1 cup red wine vinegar

2 tsp. whole mustard seed

1 red onion, sliced thin

6 cherry peppers, diced or sliced thin

1 cup + 2 tbl. mayonnaise (made from canola oil, olive oil, grapeseed oil, etc)

1 cup + 2 tbl. French’s natural yellow mustard (you can probably use another brand, just read the ingredient list)
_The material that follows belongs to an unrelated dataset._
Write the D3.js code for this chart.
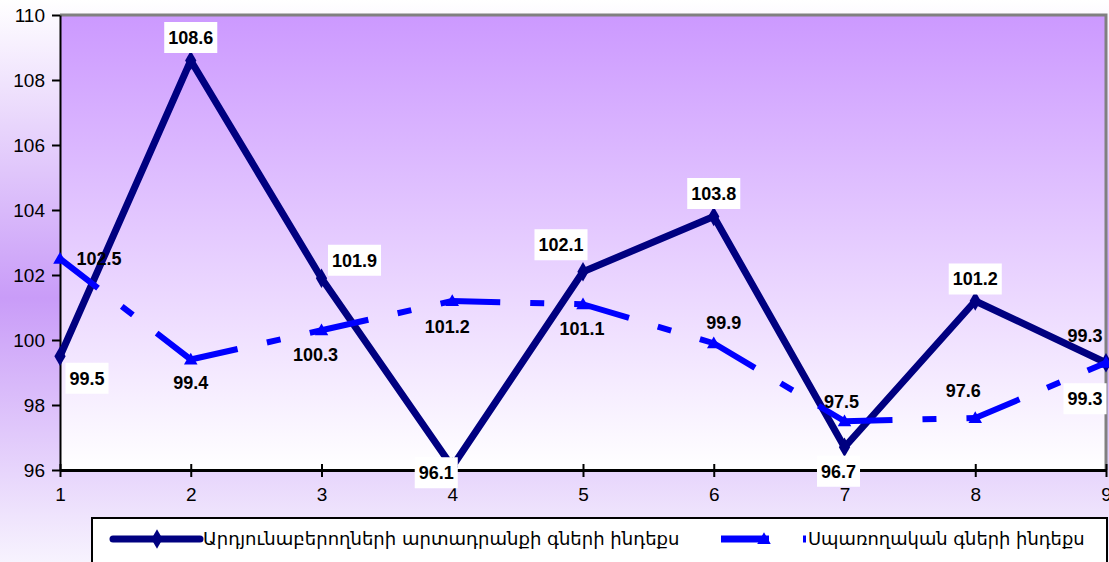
<!DOCTYPE html>
<html>
<head>
<meta charset="utf-8">
<script src="https://cdn.jsdelivr.net/npm/d3@7"></script>
<style>
  html, body { margin: 0; padding: 0; background: #ffffff; }
  svg { display: block; }
</style>
</head>
<body>
<svg id="chart" width="1109" height="562"></svg>
<script>
// ---- data ----
const categories = [1, 2, 3, 4, 5, 6, 7, 8, 9];
const producerIndex = [99.5, 108.6, 101.9, 96.1, 102.1, 103.8, 96.7, 101.2, 99.3];
const consumerIndex = [102.5, 99.4, 100.3, 101.2, 101.1, 99.9, 97.5, 97.6, 99.3];
const yTickValues = [96, 98, 100, 102, 104, 106, 108, 110];
const seriesNames = ["Արդյունաբերողների արտադրանքի գների ինդեքս", "Սպառողական գների ինդեքս"];

// label offsets (placement only)
const producerLabelOffsets = [[27, 22], [0, -23], [33, -18], [-16, 6], [-22, -27], [0, -23], [-6, 24], [0, -22], [-21, 36]];
const consumerLabelOffsets = [[39, 0], [0, 23], [-6, 24], [-5, 26], [-1, 24], [10, -21], [-3, -20], [-12, -27], [-21, -27]];

const W = 1109, H = 562;
const svg = d3.select("#chart");
const defs = svg.append("defs");

const outerGrad = defs.append("linearGradient").attr("id", "outerGrad")
  .attr("x1", 0).attr("y1", 0).attr("x2", 0).attr("y2", 1);
outerGrad.append("stop").attr("offset", "0%").attr("stop-color", "#ffffff");
outerGrad.append("stop").attr("offset", "53%").attr("stop-color", "#c99cf8");
outerGrad.append("stop").attr("offset", "100%").attr("stop-color", "#f7f3fe");

const plotGrad = defs.append("linearGradient").attr("id", "plotGrad")
  .attr("x1", 0).attr("y1", 0).attr("x2", 0).attr("y2", 1);
plotGrad.append("stop").attr("offset", "0%").attr("stop-color", "#cc99ff");
plotGrad.append("stop").attr("offset", "100%").attr("stop-color", "#ffffff");

svg.append("rect").attr("x", 0).attr("y", 0).attr("width", W).attr("height", H).attr("fill", "url(#outerGrad)");

const x = d3.scaleLinear().domain([1, 9]).range([60, 1106]);
const y = d3.scaleLinear().domain([96, 110]).range([470, 15]);

// plot area
svg.append("rect")
  .attr("x", x(1)).attr("y", y(110))
  .attr("width", x(9) - x(1)).attr("height", y(96) - y(110))
  .attr("fill", "url(#plotGrad)");
// grey border top & right
svg.append("path")
  .attr("d", `M${x(1)},${y(110)}H${x(9)}V${y(96)}`)
  .attr("fill", "none").attr("stroke", "#808080").attr("stroke-width", 3);

const tickFont = "'Liberation Sans', Arial, sans-serif";

// y axis
const yAxis = svg.append("g").attr("transform", `translate(${x(1)},0)`)
  .call(d3.axisLeft(y).tickValues(yTickValues).tickSizeInner(8).tickSizeOuter(0).tickPadding(7).tickFormat(d3.format("d")));
yAxis.select(".domain").attr("stroke", "#000").attr("stroke-width", 2);
yAxis.selectAll(".tick line").attr("stroke", "#000").attr("stroke-width", 2);
yAxis.selectAll(".tick text").attr("font-family", tickFont).attr("font-size", 19).attr("fill", "#000");

// x axis
const xAxis = svg.append("g").attr("transform", `translate(0,${y(96)})`)
  .call(d3.axisBottom(x).tickValues(categories).tickSizeInner(7).tickSizeOuter(0).tickPadding(11).tickFormat(d3.format("d")));
xAxis.select(".domain").attr("stroke", "#000").attr("stroke-width", 3);
xAxis.selectAll(".tick line").attr("y1", -6).attr("y2", 7).attr("stroke", "#000").attr("stroke-width", 2);
xAxis.selectAll(".tick text").attr("font-family", tickFont).attr("font-size", 19).attr("fill", "#000");

const navy = "#000080", blue = "#0000ff";
const dashPattern = "48,30,14,30";

// producer line
const line = d3.line().x((d, i) => x(categories[i])).y(d => y(d));
svg.append("path").datum(producerIndex)
  .attr("d", line).attr("fill", "none").attr("stroke", navy).attr("stroke-width", 7)
  .attr("stroke-linejoin", "round");
const diamond = d3.symbol().type(d3.symbolDiamond).size(110);
svg.append("g").selectAll("path").data(producerIndex).join("path")
  .attr("d", diamond)
  .attr("transform", (d, i) => `translate(${x(categories[i])},${y(d)})`)
  .attr("fill", navy);

// consumer line (dash pattern restarts at every point)
const segs = d3.pairs(consumerIndex.map((v, i) => [x(categories[i]), y(v)]));
svg.append("g").selectAll("path").data(segs).join("path")
  .attr("d", d => `M${d[0][0]},${d[0][1]}L${d[1][0]},${d[1][1]}`)
  .attr("fill", "none").attr("stroke", blue).attr("stroke-width", 6)
  .attr("stroke-dasharray", dashPattern).attr("stroke-linecap", "butt");
const tri = d3.symbol().type(d3.symbolTriangle).size(80);
svg.append("g").selectAll("path").data(consumerIndex).join("path")
  .attr("d", tri)
  .attr("transform", (d, i) => `translate(${x(categories[i])},${y(d) + 1})`)
  .attr("fill", blue);

// data labels
const labelFont = "'Liberation Sans', Arial, sans-serif";
function drawLabels(values, offsets, boxed) {
  const g = svg.append("g");
  values.forEach((v, i) => {
    const cx = x(categories[i]) + offsets[i][0];
    const cy = y(v) + offsets[i][1];
    const lg = g.append("g");
    const t = lg.append("text")
      .attr("x", cx).attr("y", cy).attr("dy", "0.36em")
      .attr("text-anchor", "middle")
      .attr("font-family", labelFont).attr("font-size", 18).attr("font-weight", "bold")
      .attr("fill", "#000").text(d3.format(".1f")(v));
    if (boxed) {
      const bb = t.node().getBBox();
      lg.insert("rect", "text")
        .attr("x", bb.x - 4).attr("y", cy - 15.5)
        .attr("width", bb.width + 8).attr("height", 31)
        .attr("fill", "#ffffff");
    }
  });
}
drawLabels(producerIndex, producerLabelOffsets, true);
drawLabels(consumerIndex, consumerLabelOffsets, false);

// legend
const lg = svg.append("g");
lg.append("rect").attr("x", 92).attr("y", 518).attr("width", 1015).attr("height", 60)
  .attr("fill", "#ffffff").attr("stroke", "#000").attr("stroke-width", 2);
const legY = 539;
lg.append("line").attr("x1", 113).attr("x2", 200).attr("y1", legY).attr("y2", legY)
  .attr("stroke", navy).attr("stroke-width", 7).attr("stroke-linecap", "round");
lg.append("path").attr("d", diamond).attr("transform", `translate(157,${legY})`).attr("fill", navy);
lg.append("line").attr("x1", 721).attr("x2", 806).attr("y1", legY).attr("y2", legY)
  .attr("stroke", blue).attr("stroke-width", 7).attr("stroke-dasharray", "48,34,14,30");
lg.append("path").attr("d", tri).attr("transform", `translate(764,${legY + 1})`).attr("fill", blue);

function fitText(txt, x0, width) {
  const t = lg.append("text").attr("x", x0).attr("y", legY).attr("dy", "0.35em")
    .attr("font-family", "'DejaVu Sans', 'Noto Sans', sans-serif").attr("font-size", 18)
    .attr("fill", "#000").text(txt);
  const w = t.node().getComputedTextLength();
  t.attr("font-size", 18 * width / w);
}
fitText(seriesNames[0], 203, 477);
fitText(seriesNames[1], 808, 277);
</script>
</body>
</html>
1/4 + 1/8 tsp. cayenne pepper

1 head cabbage, shredded

1-2 cups shredded carrot

Kosher salt


Whole 30 pickled mustard slaw over north carolina pulled pork and mashed sweet potato

Whole 30 pickled mustard slaw over north carolina pulled pork and mashed sweet potato


Combine vinegar, mustard seed, and 1 tbl. salt in a large bowl and microwave at least 2 minutes until the mixture is steaming and the salt is dissolved.  Add onion and cherry peppers to the bowl and let sit for 20 minutes to pickle.  In a very large bowl stir together mayonnaise, mustard, and cayenne.  Toss the mixture with cabbage and carrot.  Season to taste with salt and pepper.  Add the pickled onion and cherry pepper and 1/2 cup of the pickling liquid and toss to combine.  Add more pickling liquid if desired.